Bu baskı ve sindirme ortamında Türk kamuoyu çok çetin siyasi sorunları ve konuları tartışmak durumundadır. Bu bağlamda tartışılacak en çetin iç politik konular; eğitimde 4+4+4 tartışması; sosyal haklar alanında işçilerin “kıdem tazminatı”; beylik sorunumuz, “Kürt Sorunu” ve nihayet “Yeni Anayasa” dır. Dış politikada ise Suriye’nin iç derdi bizi ve bölgeyi oldukça gerecek gibidir.

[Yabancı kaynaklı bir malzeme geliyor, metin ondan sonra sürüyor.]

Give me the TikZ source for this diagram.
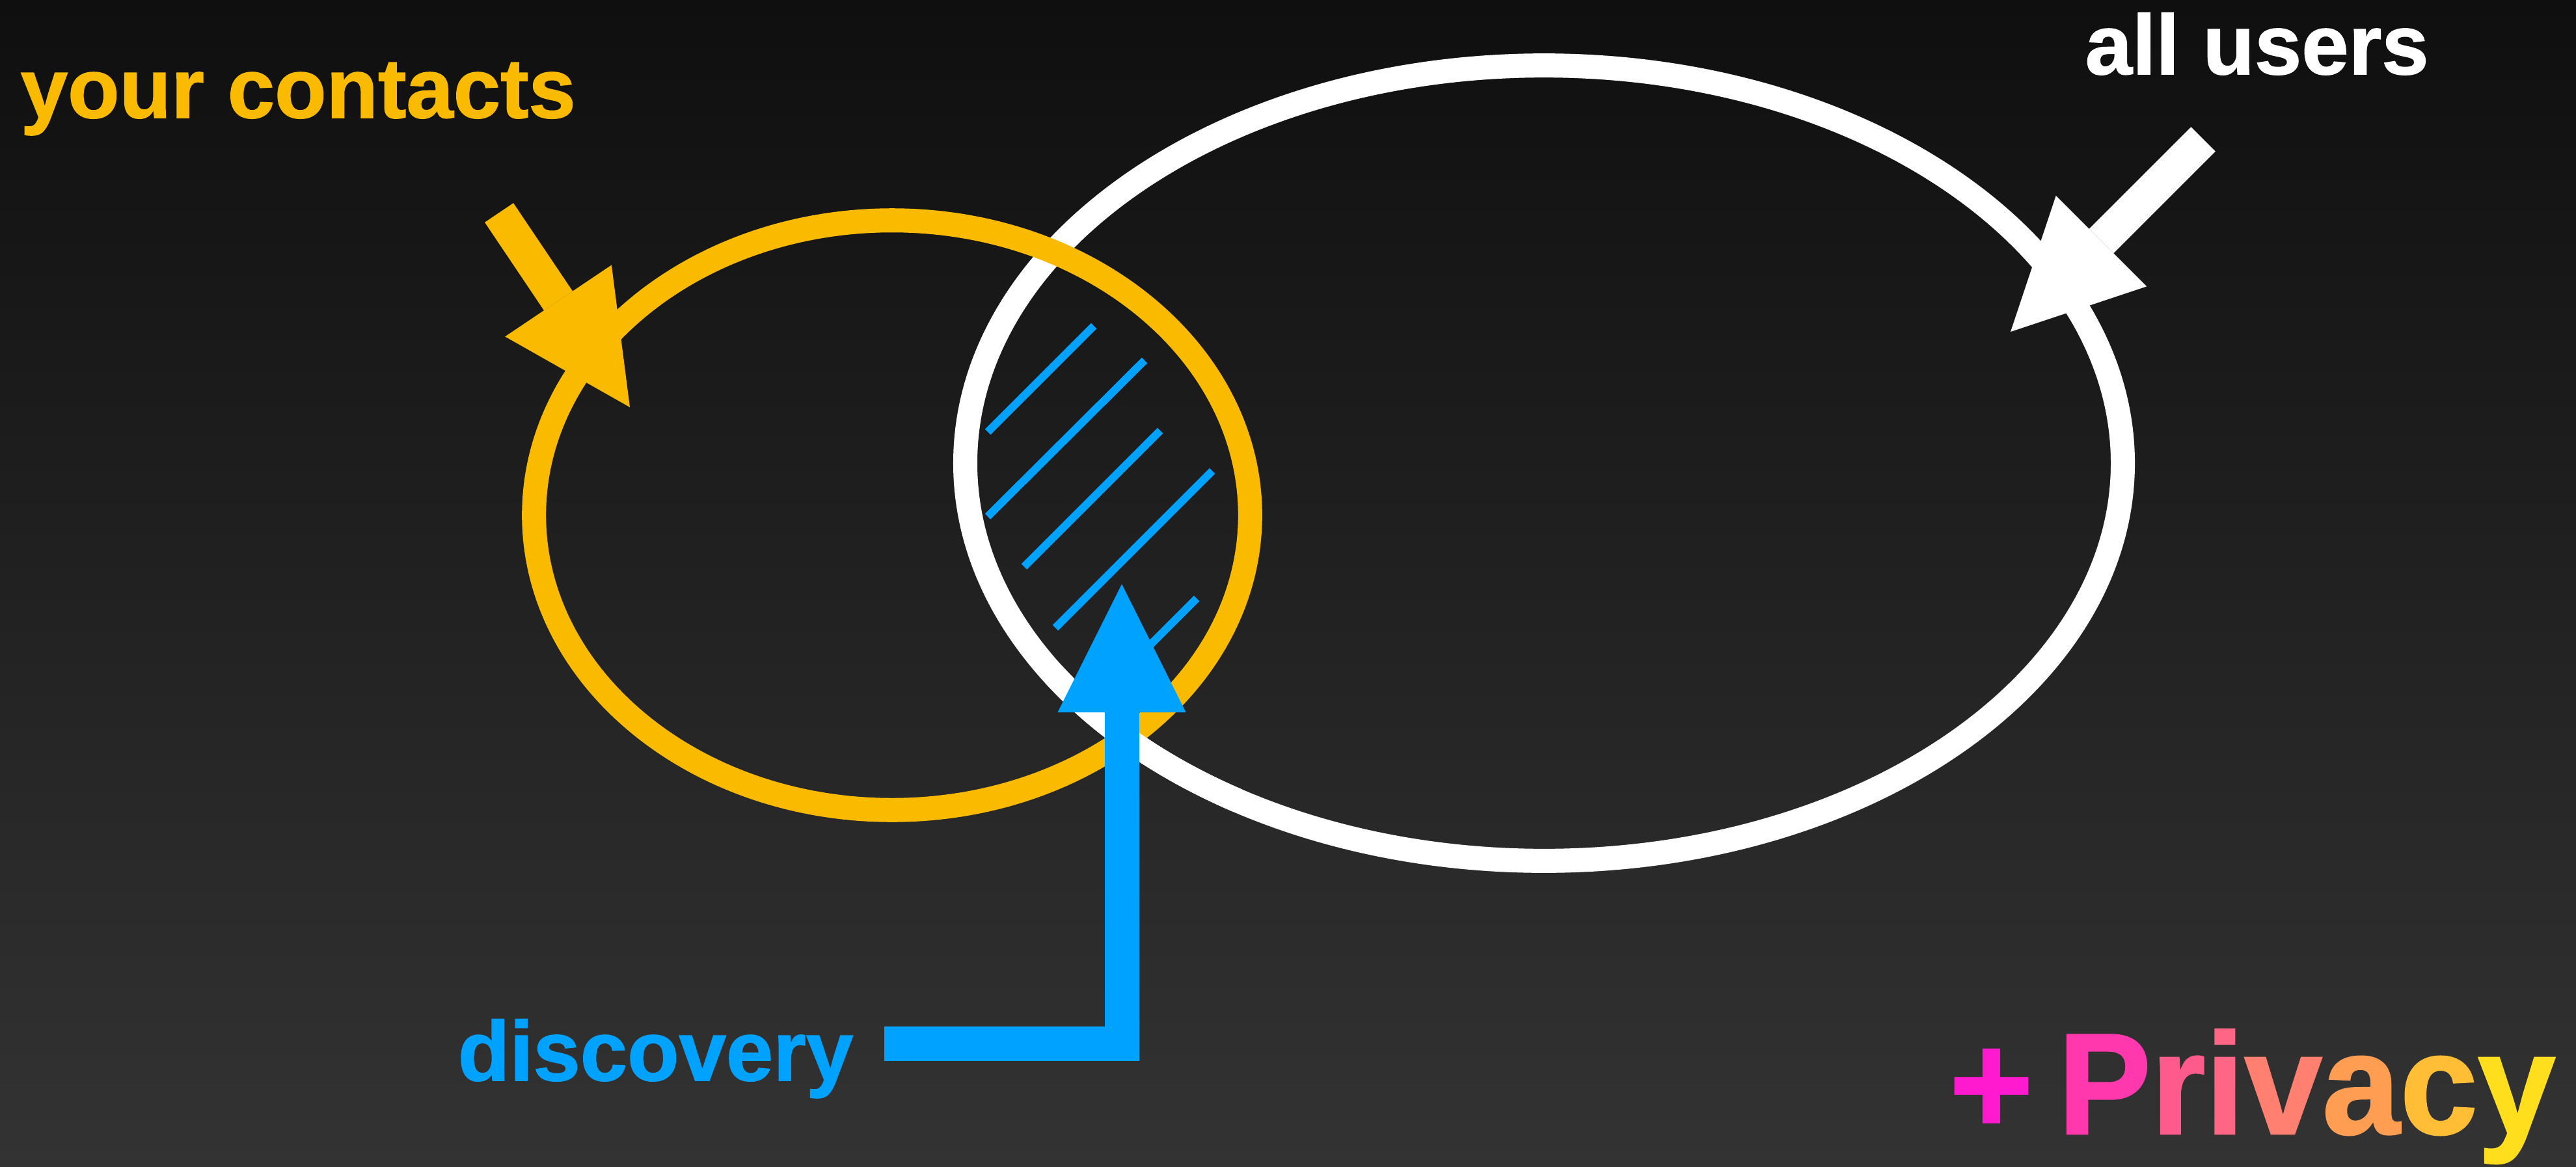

Daha iki gün önce M. Kemal’in ünlü 3 Mart 1924 devrim yasalarının 88. Yılını geçirdik. Kurtuluş tarihimizin en önemli olaylarından sayılan bu yasalar, yeni kurulan genç cumhuriyette Osmanlı toplumunu alt üst edecek, siyasette, hukukta, eğitimde, zihniyette yepyeni bir çığır açacak aklı ve bilimi öne çıkaran önlemlerin en devrimcileridirler. Bunların arasında Tevhidi Tedrisat ( merkezi ve bütünlüklü eğitim) cumhuriyetle yönetilen yeni Türk toplumunun gelecek kuşaklarının ileride nasıl eğitilmesi gerektiğine dair köklü bir çözüm önermektedir. M. Kema'lin devrimci eğitim ilkesi; boş inançlara, hurafe ve dedikodulara değil de bilime ve akla dayanan, parça parça, dağınık değil de tek merkezden ve bütünlüklü tek bir müfredatla yapılması gereken eğitimdir. Ama bugün Cumhuriyetin Devrim yasalarının emrettiği bu eğitim 88 yıl sonra AKP iktidarında, Türkiye’nin yeni kuşaklarını emperyalizmin Türkiye’ye biçtiği “Ilımlı İslam” modeline uydurmak için parçalanarak, kesintilere uğratılarak(4+4+4 demek temel eğitimin en az iki kez kesintiye uğratılması demektir) tasfiye edilmesi Türk halkına dayatılmak isteniyor. Öyle ki temel eğitim başlangıcı 6 yaşa da çekilirse eğer, o takdirde 10 yaşında henüz etrafını yeni yeni tanımaya başlayan körpecik beyinleri hurafe, boş inanç ve ezbercilikle dolu dini eğitime yönlendirebilmenin kesin ve mutlak yolu açılmaktadır.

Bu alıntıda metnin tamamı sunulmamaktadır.